Una sorta di fiaba psicosociologica ambientata nel
Centro Storico della Lanterna è quella di “Amerigo:
momento narrativo di un freddo e “genovese”surrealismo, dominato dal topo Carducci,
un autentico personaggio; dal deuteragonista Amerigo, un inventore di
giocattoli inutili ma geniali, e da una pattuglia di figure minori ma comunque efficacemente
caratterizzate, quali la
signora Totaro, la gatta Luisa e il colonnello Lupis, ma anche il
cinico e pragmatico padre di Carducci o la fidanzata dell’inventore, Orsola.
Ne “L’Opportunità
andalusa” (splendido titolo, per inciso), Rosselli ricrea un’estate tipica
degli anni Settanta che pur nella sua specificità storica rammenta a tutti la
disordinata meraviglia d’ogni giovinezza. Anche qui è presente un’atmosfera tipicamente
surreale, ma questa volta più pazza, cinetica, colorata: cinematografica si
direbbe. Con sempre, a fare da basso continuo, il solito pungente spirito
d’osservazione, seppure come disciolto in un’aura di distratta nonchalance.
L’esordio di “Bernardo
di Basancourt” è esempio efficace dello stile constatatorio con cui l’autore sottolinea il livello d’indecenza
del prossimo, senza barocche lamentele, ma con una sorta di annoiata
stanchezza, che non riesce a nascondere del tutto la ferita inferta alla sua sensibilità.
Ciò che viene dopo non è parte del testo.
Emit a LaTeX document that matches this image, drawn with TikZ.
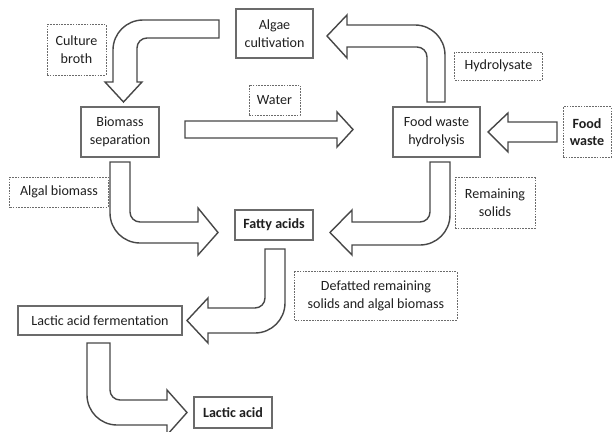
\documentclass[tikz,border=0pt]{standalone}
\usepackage{fontspec}
\setmainfont{Carlito}
\usepackage{tikz}
\usetikzlibrary{calc}
\definecolor{boxgray}{gray}{0.42}
\definecolor{arrowgray}{gray}{0.28}
\tikzset{
	procbox/.style={draw=boxgray, line width=0.75pt, align=center, inner sep=1pt, text=black!88, font=\fontsize{10}{13}\selectfont},
	labelbox/.style={procbox, line width=0.7pt, dash pattern=on 1.2pt off 0.8pt},
	blockarrow/.style={draw=arrowgray, fill=white, line width=1pt, line join=miter}
}

\begin{document}
\begin{tikzpicture}[x=0.025cm, y=-0.025cm]
		%%%%% START %%%%%
		\useasboundingbox (0, 0) rectangle (613, 432);
		
		% process boxes
		\node[procbox, minimum width=1.925cm, minimum height=1.225cm] (algae) at (274.5, 33.5) {Algae\\cultivation};
		\node[procbox, minimum width=1.95cm, minimum height=1.25cm] (biomass) at (120, 132) {Biomass\\separation};
		\node[procbox, minimum width=2.175cm, minimum height=1.25cm] (hydrolysis) at (436.5, 132) {Food waste\\hydrolysis};
		\node[procbox, minimum width=1.95cm, minimum height=0.75cm, font=\bfseries] (fatty) at (274, 225) {Fatty acids};
		\node[procbox, minimum width=4.1cm, minimum height=0.725cm] (fermentation) at (100, 320.5) {Lactic acid fermentation};
		\node[procbox, minimum width=1.95cm, minimum height=0.775cm, font=\bfseries] (lactic) at (233, 412.5) {Lactic acid};
		
		% stream labels
		\node[labelbox, minimum width=1.475cm, minimum height=1.25cm] (broth) at (76.5, 50) {Culture\\broth};
		\node[labelbox, minimum width=1.275cm, minimum height=0.75cm] (water) at (274.5, 100) {Water};
		\node[labelbox, minimum width=2.175cm, minimum height=0.7cm] (hydrolysate) at (498.5, 66) {Hydrolysate};
		\node[labelbox, minimum width=1.2cm, minimum height=1.25cm, font=\bfseries] (foodwaste) at (587, 132) {Food\\waste};
		\node[labelbox, minimum width=2.45cm, minimum height=0.75cm] (algal) at (59, 192) {Algal biomass};
		\node[labelbox, minimum width=2.0cm, minimum height=1.25cm] (solids) at (495, 203) {Remaining\\solids};
		\node[labelbox, minimum width=4.05cm, minimum height=1.2cm] (defatted) at (376, 296) {Defatted remaining\\solids and algal biomass};
		
		% algae cultivation -> biomass separation
		\draw[blockarrow] (219, 20) -- (143, 20) arc[start angle=90, end angle=180, radius=0.75cm] -- (113, 82) -- (105, 82) -- (123.5, 102) -- (142, 82) -- (137, 82) -- (137, 48) arc[start angle=180, end angle=90, radius=0.25cm] -- (219, 38) -- cycle;
		
		% water
		\draw[blockarrow] (185, 121) -- (337, 121) -- (337, 112) -- (353, 129.5) -- (337, 147) -- (337, 138) -- (185, 138) -- cycle;
		
		% food waste
		\draw[blockarrow] (557, 122) -- (508, 122) -- (508, 113) -- (488, 132) -- (508, 152) -- (508, 142) -- (557, 142) -- cycle;
		
		% hydrolysate
		\draw[blockarrow] (427, 102) -- (445, 102) -- (445, 55) arc[start angle=0, end angle=90, radius=0.75cm] -- (347, 25) -- (347, 15) -- (327, 36) -- (347, 58) -- (347, 47) -- (417, 47) arc[start angle=90, end angle=0, radius=0.25cm] -- cycle;
		
		% remaining solids
		\draw[blockarrow] (430, 162) -- (450, 162) -- (450, 215) arc[start angle=0, end angle=-90, radius=0.75cm] -- (352, 245) -- (352, 255) -- (330, 232.5) -- (352, 210) -- (352, 222) -- (420, 222) arc[start angle=-90, end angle=0, radius=0.25cm] -- cycle;
		
		% algal biomass
		\draw[blockarrow] (110, 162) -- (110, 213) arc[start angle=180, end angle=270, radius=0.75cm] -- (198, 243) -- (198, 255) -- (218, 232.5) -- (198, 208) -- (198, 222) -- (140, 222) arc[start angle=270, end angle=180, radius=0.25cm] -- (130, 162) -- cycle;
		
		% defatted solids and biomass
		\draw[blockarrow] (265, 249) -- (285, 249) -- (285, 303) arc[start angle=0, end angle=-90, radius=0.75cm] -- (208, 333) -- (208, 343) -- (187, 320.5) -- (208, 298) -- (208, 308) -- (255, 308) arc[start angle=-90, end angle=0, radius=0.25cm] -- cycle;
		
		% lactic acid
		\draw[blockarrow] (87, 343) -- (87, 395) arc[start angle=180, end angle=270, radius=0.75cm] -- (167, 425) -- (167, 435) -- (187, 412.5) -- (167, 390) -- (167, 400) -- (120, 400) arc[start angle=270, end angle=180, radius=0.25cm] -- (110, 343) -- cycle;
		
		%%%%% END %%%%%
	\end{tikzpicture}
\end{document}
La preoccupazione per la salvaguardia della classe (quella del comportamento,
non quella politica o sociale), che si rivela indispensabile soprattutto nelle
peggiori avversità economiche ed esistenziali, s’accompagna nel protagonista
del racconto a una distaccata spietatezza nella descrizione dei propri opposti,
gli arricchiti cafoni ansiosi d’ogni apparenza, gli ottusi, gli aridi, i ‘senza
cuore’. Pure in codesta costruzione narrativa vi sono gustosissime (e amare)
rappresentazioni dell’umanità notturna che s’addensa in locali squallidi e
disperati (i bellissimi “caffè duri a morire”), ma affascinanti nella poetica
resa espressiva.
“Gustavo”,
l’ultimo racconto del volume di Rosselli, si direbbe una summa esistenziale dei
precedenti, oltre che il più autobiografico, per fortuna non completamente. In
esso tutti i pregi dell’autore si manifestano con la massima forza. La
descrizione della Genova medioevale (non quella urbana, ma quella storica) è di
una vivacità e di un’energia plastica ammirevoli: un affresco poetico e
realistico dove è possibile avvertire appieno il pulsare della quotidianità di
quei tempi gloriosi e passati. Anche le righe dedicate al disegno urbano del
capoluogo ligure sono di singolare acume, e ricche di azzeccate osservazioni
storico-sociali. Quando poi il narratore vagabonda durante le ore piccole nel
ventre basso della città, ha occasione di coglierne le atmosfere insieme
vitalistiche e melanconiche, descrivendone gli individui strani o comuni che vi
si aggirano con tratti di sintetica ma penetrante concretezza. Memorabile, a
questo proposito, il dipinto che l’autore fa dell’interno di un noto locale di
Via Gramsci, con i suoi avventori consueti ma mai banali; esseri squallidi, ma
mai macchiette: piuttosto uomini e donne veri, d’esperienza, di aspirazioni
mancate, e di pena.
Da rilevare, infine, in Rosselli la particolare capacità
di saper riassumere in nomi propri le peculiarità negative estetiche, caratteriali
e morali di persone, luoghi e nazioni. I coniugi Piscionet sono gli arricchiti di recente nomina e Cialtronia è una nazione a noi purtroppo
ben nota. La denominazione, quanto mai appropriata, è riferita naturalmente
agli ultimi decenni del nostro Paese: non certamente al suo futuro, si spera già
cominciato, e soprattutto alla sua millenaria storia.
Da raccomandare al lettore, tra gli improbabili volumi
della misteriosa biblioteca del personaggio Gustavo, “Il castello posteriore di
Santa Teresa di Gallura”. Una vera chicca.
(*) Aurelio Valesi, genovese, poeta e traduttore di
numerose opere di famosi Autori francesi del XIX e XX secolo.